"""
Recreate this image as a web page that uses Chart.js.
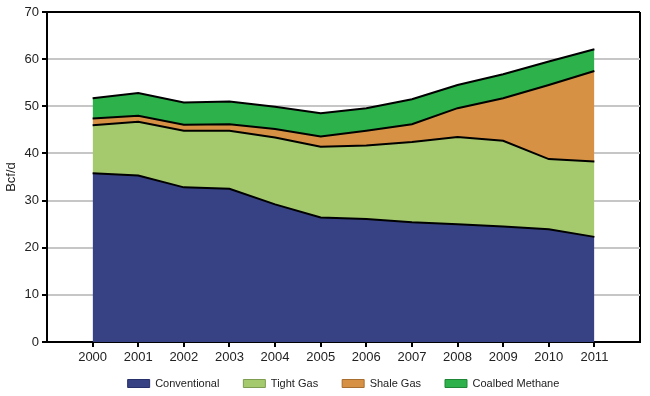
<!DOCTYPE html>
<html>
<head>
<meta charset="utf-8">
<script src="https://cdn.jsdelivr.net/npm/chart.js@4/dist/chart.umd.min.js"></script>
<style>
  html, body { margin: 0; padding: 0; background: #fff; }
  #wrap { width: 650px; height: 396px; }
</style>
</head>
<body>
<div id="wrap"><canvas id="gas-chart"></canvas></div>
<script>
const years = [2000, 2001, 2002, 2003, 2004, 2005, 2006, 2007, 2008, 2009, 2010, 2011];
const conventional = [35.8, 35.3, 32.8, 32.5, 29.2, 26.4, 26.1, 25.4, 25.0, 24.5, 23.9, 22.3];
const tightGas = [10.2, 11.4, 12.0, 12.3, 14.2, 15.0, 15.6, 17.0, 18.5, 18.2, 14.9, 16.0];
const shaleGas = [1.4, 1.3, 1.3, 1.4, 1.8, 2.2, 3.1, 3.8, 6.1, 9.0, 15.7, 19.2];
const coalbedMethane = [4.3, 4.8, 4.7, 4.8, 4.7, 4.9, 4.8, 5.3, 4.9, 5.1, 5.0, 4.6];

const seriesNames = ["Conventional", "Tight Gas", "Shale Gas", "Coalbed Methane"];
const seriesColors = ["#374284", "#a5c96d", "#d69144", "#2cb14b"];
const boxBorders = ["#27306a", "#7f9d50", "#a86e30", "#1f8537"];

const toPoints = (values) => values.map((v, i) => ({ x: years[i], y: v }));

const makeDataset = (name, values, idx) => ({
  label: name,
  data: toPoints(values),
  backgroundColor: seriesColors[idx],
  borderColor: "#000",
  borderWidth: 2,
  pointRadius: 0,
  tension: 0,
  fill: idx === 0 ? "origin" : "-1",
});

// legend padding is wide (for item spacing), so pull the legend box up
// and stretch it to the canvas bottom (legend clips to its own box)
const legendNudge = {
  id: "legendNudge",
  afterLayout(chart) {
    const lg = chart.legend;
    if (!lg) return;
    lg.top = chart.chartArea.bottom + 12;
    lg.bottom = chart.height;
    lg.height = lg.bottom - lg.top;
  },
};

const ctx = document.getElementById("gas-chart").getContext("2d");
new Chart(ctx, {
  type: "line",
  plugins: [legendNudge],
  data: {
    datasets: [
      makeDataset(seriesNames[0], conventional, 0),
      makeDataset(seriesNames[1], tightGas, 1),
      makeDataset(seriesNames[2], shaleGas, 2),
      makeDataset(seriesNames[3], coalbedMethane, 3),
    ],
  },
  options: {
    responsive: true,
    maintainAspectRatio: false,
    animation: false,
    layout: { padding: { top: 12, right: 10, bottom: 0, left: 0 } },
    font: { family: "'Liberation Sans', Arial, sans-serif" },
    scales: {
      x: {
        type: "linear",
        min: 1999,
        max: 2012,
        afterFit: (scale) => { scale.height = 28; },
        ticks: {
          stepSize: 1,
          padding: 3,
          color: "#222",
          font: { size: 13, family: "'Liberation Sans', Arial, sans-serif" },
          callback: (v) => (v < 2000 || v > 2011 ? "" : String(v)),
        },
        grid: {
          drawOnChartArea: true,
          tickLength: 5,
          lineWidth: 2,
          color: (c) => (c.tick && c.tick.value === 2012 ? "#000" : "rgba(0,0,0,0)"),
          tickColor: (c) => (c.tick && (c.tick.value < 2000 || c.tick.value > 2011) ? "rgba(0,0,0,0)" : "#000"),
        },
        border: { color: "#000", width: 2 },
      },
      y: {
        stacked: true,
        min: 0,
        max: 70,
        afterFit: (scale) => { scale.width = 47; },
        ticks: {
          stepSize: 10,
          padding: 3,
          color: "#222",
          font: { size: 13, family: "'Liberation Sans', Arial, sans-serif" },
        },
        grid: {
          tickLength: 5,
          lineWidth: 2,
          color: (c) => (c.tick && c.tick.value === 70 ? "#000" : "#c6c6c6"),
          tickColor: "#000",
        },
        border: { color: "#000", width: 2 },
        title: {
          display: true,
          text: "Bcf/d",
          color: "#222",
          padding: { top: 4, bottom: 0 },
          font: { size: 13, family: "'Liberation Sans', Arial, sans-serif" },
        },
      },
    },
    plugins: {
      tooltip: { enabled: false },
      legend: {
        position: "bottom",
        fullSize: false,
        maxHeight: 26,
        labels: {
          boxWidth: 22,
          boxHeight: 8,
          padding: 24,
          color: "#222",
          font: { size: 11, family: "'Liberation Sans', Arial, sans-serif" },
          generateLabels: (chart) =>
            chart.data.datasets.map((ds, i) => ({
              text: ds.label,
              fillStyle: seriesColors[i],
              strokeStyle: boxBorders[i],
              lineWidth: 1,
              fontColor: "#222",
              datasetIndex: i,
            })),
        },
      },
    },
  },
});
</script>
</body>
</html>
"""
WHAT YOU ARE ASKED TO DO:
Transcribe the preceding listing in its entirety and with exact wording, leaving out pictures.

RESPONSE TO THE TASK:
Recreate this image as a web page that uses Chart.js.
<!DOCTYPE html>
<html>
<head>
<meta charset="utf-8">
<script src="https://cdn.jsdelivr.net/npm/chart.js@4/dist/chart.umd.min.js"></script>
<style>
  html, body { margin: 0; padding: 0; background: #fff; }
  #wrap { width: 650px; height: 396px; }
</style>
</head>
<body>
<div id="wrap"><canvas id="gas-chart"></canvas></div>
<script>
const years = [2000, 2001, 2002, 2003, 2004, 2005, 2006, 2007, 2008, 2009, 2010, 2011];
const conventional = [35.8, 35.3, 32.8, 32.5, 29.2, 26.4, 26.1, 25.4, 25.0, 24.5, 23.9, 22.3];
const tightGas = [10.2, 11.4, 12.0, 12.3, 14.2, 15.0, 15.6, 17.0, 18.5, 18.2, 14.9, 16.0];
const shaleGas = [1.4, 1.3, 1.3, 1.4, 1.8, 2.2, 3.1, 3.8, 6.1, 9.0, 15.7, 19.2];
const coalbedMethane = [4.3, 4.8, 4.7, 4.8, 4.7, 4.9, 4.8, 5.3, 4.9, 5.1, 5.0, 4.6];

const seriesNames = ["Conventional", "Tight Gas", "Shale Gas", "Coalbed Methane"];
const seriesColors = ["#374284", "#a5c96d", "#d69144", "#2cb14b"];
const boxBorders = ["#27306a", "#7f9d50", "#a86e30", "#1f8537"];

const toPoints = (values) => values.map((v, i) => ({ x: years[i], y: v }));

const makeDataset = (name, values, idx) => ({
  label: name,
  data: toPoints(values),
  backgroundColor: seriesColors[idx],
  borderColor: "#000",
  borderWidth: 2,
  pointRadius: 0,
  tension: 0,
  fill: idx === 0 ? "origin" : "-1",
});

// legend padding is wide (for item spacing), so pull the legend box up
// and stretch it to the canvas bottom (legend clips to its own box)
const legendNudge = {
  id: "legendNudge",
  afterLayout(chart) {
    const lg = chart.legend;
    if (!lg) return;
    lg.top = chart.chartArea.bottom + 12;
    lg.bottom = chart.height;
    lg.height = lg.bottom - lg.top;
  },
};

const ctx = document.getElementById("gas-chart").getContext("2d");
new Chart(ctx, {
  type: "line",
  plugins: [legendNudge],
  data: {
    datasets: [
      makeDataset(seriesNames[0], conventional, 0),
      makeDataset(seriesNames[1], tightGas, 1),
      makeDataset(seriesNames[2], shaleGas, 2),
      makeDataset(seriesNames[3], coalbedMethane, 3),
    ],
  },
  options: {
    responsive: true,
    maintainAspectRatio: false,
    animation: false,
    layout: { padding: { top: 12, right: 10, bottom: 0, left: 0 } },
    font: { family: "'Liberation Sans', Arial, sans-serif" },
    scales: {
      x: {
        type: "linear",
        min: 1999,
        max: 2012,
        afterFit: (scale) => { scale.height = 28; },
        ticks: {
          stepSize: 1,
          padding: 3,
          color: "#222",
          font: { size: 13, family: "'Liberation Sans', Arial, sans-serif" },
          callback: (v) => (v < 2000 || v > 2011 ? "" : String(v)),
        },
        grid: {
          drawOnChartArea: true,
          tickLength: 5,
          lineWidth: 2,
          color: (c) => (c.tick && c.tick.value === 2012 ? "#000" : "rgba(0,0,0,0)"),
          tickColor: (c) => (c.tick && (c.tick.value < 2000 || c.tick.value > 2011) ? "rgba(0,0,0,0)" : "#000"),
        },
        border: { color: "#000", width: 2 },
      },
      y: {
        stacked: true,
        min: 0,
        max: 70,
        afterFit: (scale) => { scale.width = 47; },
        ticks: {
          stepSize: 10,
          padding: 3,
          color: "#222",
          font: { size: 13, family: "'Liberation Sans', Arial, sans-serif" },
        },
        grid: {
          tickLength: 5,
          lineWidth: 2,
          color: (c) => (c.tick && c.tick.value === 70 ? "#000" : "#c6c6c6"),
          tickColor: "#000",
        },
        border: { color: "#000", width: 2 },
        title: {
          display: true,
          text: "Bcf/d",
          color: "#222",
          padding: { top: 4, bottom: 0 },
          font: { size: 13, family: "'Liberation Sans', Arial, sans-serif" },
        },
      },
    },
    plugins: {
      tooltip: { enabled: false },
      legend: {
        position: "bottom",
        fullSize: false,
        maxHeight: 26,
        labels: {
          boxWidth: 22,
          boxHeight: 8,
          padding: 24,
          color: "#222",
          font: { size: 11, family: "'Liberation Sans', Arial, sans-serif" },
          generateLabels: (chart) =>
            chart.data.datasets.map((ds, i) => ({
              text: ds.label,
              fillStyle: seriesColors[i],
              strokeStyle: boxBorders[i],
              lineWidth: 1,
              fontColor: "#222",
              datasetIndex: i,
            })),
        },
      },
    },
  },
});
</script>
</body>
</html>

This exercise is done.